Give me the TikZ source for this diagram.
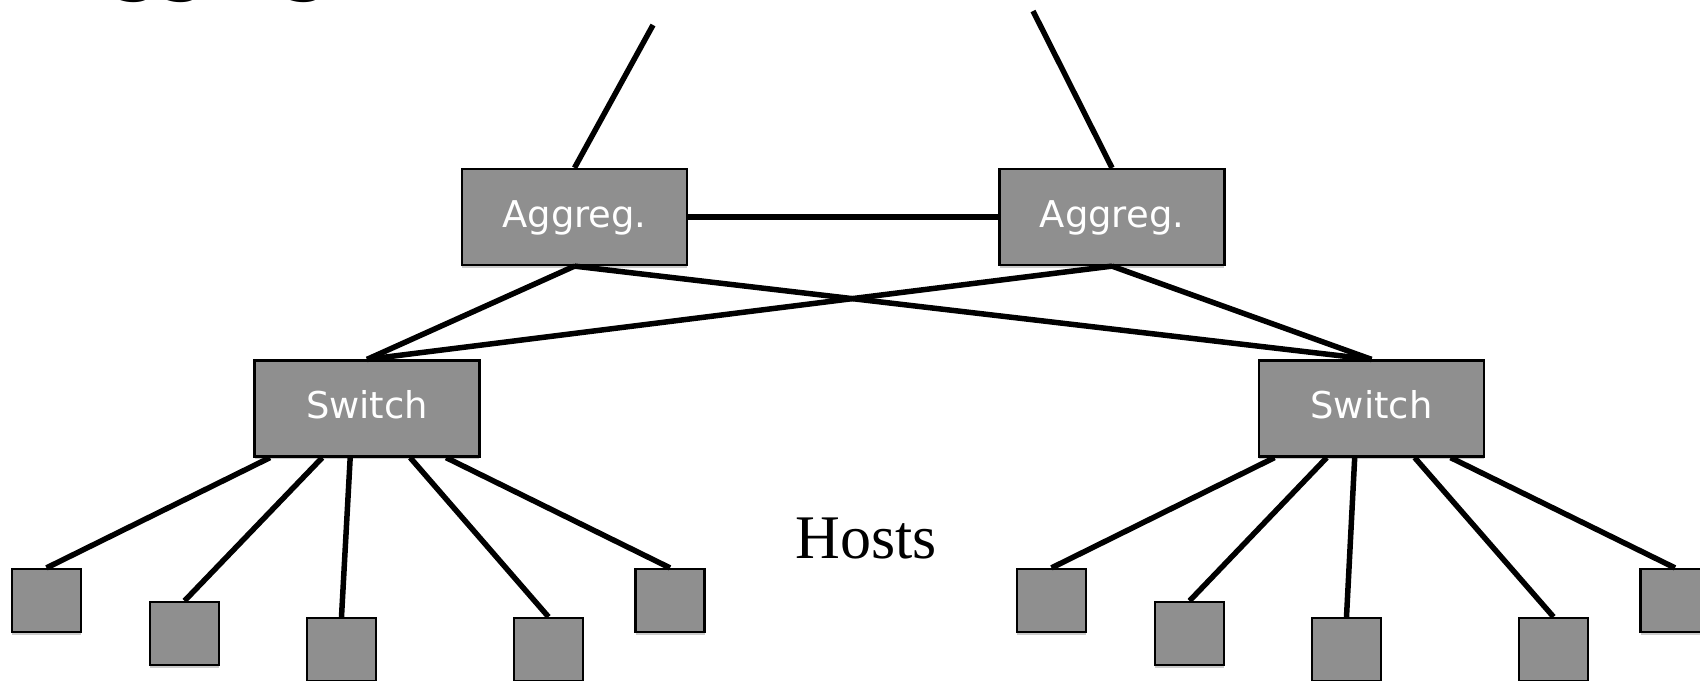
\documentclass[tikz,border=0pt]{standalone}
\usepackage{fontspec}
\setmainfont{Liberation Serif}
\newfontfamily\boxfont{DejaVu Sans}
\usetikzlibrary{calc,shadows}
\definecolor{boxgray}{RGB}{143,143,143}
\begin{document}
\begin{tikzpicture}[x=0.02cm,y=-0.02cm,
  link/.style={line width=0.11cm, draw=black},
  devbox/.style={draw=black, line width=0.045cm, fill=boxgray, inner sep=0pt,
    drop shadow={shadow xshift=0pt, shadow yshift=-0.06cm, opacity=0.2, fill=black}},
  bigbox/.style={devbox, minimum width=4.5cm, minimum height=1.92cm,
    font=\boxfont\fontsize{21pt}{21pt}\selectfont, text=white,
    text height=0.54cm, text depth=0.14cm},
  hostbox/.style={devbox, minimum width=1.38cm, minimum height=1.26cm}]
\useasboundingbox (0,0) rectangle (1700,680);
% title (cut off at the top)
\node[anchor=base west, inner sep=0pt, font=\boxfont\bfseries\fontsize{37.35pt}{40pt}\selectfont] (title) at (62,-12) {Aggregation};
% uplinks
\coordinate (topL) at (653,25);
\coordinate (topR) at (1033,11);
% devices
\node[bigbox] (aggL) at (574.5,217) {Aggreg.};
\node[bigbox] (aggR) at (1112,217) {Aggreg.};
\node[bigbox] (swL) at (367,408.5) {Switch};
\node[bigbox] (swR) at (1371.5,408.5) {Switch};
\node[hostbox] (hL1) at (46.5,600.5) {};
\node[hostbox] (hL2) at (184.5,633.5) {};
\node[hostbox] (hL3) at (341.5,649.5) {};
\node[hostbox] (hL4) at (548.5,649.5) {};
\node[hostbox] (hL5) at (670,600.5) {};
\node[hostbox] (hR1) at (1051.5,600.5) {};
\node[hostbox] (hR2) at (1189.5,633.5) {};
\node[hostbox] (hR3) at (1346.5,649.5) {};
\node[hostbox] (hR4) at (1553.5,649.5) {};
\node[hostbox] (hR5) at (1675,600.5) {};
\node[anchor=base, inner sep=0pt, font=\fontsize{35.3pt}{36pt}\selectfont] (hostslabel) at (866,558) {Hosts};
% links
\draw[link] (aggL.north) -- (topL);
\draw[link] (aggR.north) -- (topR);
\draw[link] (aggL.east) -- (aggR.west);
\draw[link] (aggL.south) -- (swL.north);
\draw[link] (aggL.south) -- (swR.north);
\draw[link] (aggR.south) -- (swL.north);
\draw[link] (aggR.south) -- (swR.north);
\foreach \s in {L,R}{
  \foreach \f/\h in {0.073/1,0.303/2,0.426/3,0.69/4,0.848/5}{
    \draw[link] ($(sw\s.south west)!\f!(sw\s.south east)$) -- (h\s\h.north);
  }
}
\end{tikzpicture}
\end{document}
————
TASK OBJECTIVE
In your copy of the listing above, reproduce each line exactly and omit all pictures.

ANSWER FOR THE TASK
Give me the TikZ source for this diagram.
\documentclass[tikz,border=0pt]{standalone}
\usepackage{fontspec}
\setmainfont{Liberation Serif}
\newfontfamily\boxfont{DejaVu Sans}
\usetikzlibrary{calc,shadows}
\definecolor{boxgray}{RGB}{143,143,143}
\begin{document}
\begin{tikzpicture}[x=0.02cm,y=-0.02cm,
  link/.style={line width=0.11cm, draw=black},
  devbox/.style={draw=black, line width=0.045cm, fill=boxgray, inner sep=0pt,
    drop shadow={shadow xshift=0pt, shadow yshift=-0.06cm, opacity=0.2, fill=black}},
  bigbox/.style={devbox, minimum width=4.5cm, minimum height=1.92cm,
    font=\boxfont\fontsize{21pt}{21pt}\selectfont, text=white,
    text height=0.54cm, text depth=0.14cm},
  hostbox/.style={devbox, minimum width=1.38cm, minimum height=1.26cm}]
\useasboundingbox (0,0) rectangle (1700,680);
% title (cut off at the top)
\node[anchor=base west, inner sep=0pt, font=\boxfont\bfseries\fontsize{37.35pt}{40pt}\selectfont] (title) at (62,-12) {Aggregation};
% uplinks
\coordinate (topL) at (653,25);
\coordinate (topR) at (1033,11);
% devices
\node[bigbox] (aggL) at (574.5,217) {Aggreg.};
\node[bigbox] (aggR) at (1112,217) {Aggreg.};
\node[bigbox] (swL) at (367,408.5) {Switch};
\node[bigbox] (swR) at (1371.5,408.5) {Switch};
\node[hostbox] (hL1) at (46.5,600.5) {};
\node[hostbox] (hL2) at (184.5,633.5) {};
\node[hostbox] (hL3) at (341.5,649.5) {};
\node[hostbox] (hL4) at (548.5,649.5) {};
\node[hostbox] (hL5) at (670,600.5) {};
\node[hostbox] (hR1) at (1051.5,600.5) {};
\node[hostbox] (hR2) at (1189.5,633.5) {};
\node[hostbox] (hR3) at (1346.5,649.5) {};
\node[hostbox] (hR4) at (1553.5,649.5) {};
\node[hostbox] (hR5) at (1675,600.5) {};
\node[anchor=base, inner sep=0pt, font=\fontsize{35.3pt}{36pt}\selectfont] (hostslabel) at (866,558) {Hosts};
% links
\draw[link] (aggL.north) -- (topL);
\draw[link] (aggR.north) -- (topR);
\draw[link] (aggL.east) -- (aggR.west);
\draw[link] (aggL.south) -- (swL.north);
\draw[link] (aggL.south) -- (swR.north);
\draw[link] (aggR.south) -- (swL.north);
\draw[link] (aggR.south) -- (swR.north);
\foreach \s in {L,R}{
  \foreach \f/\h in {0.073/1,0.303/2,0.426/3,0.69/4,0.848/5}{
    \draw[link] ($(sw\s.south west)!\f!(sw\s.south east)$) -- (h\s\h.north);
  }
}
\end{tikzpicture}
\end{document}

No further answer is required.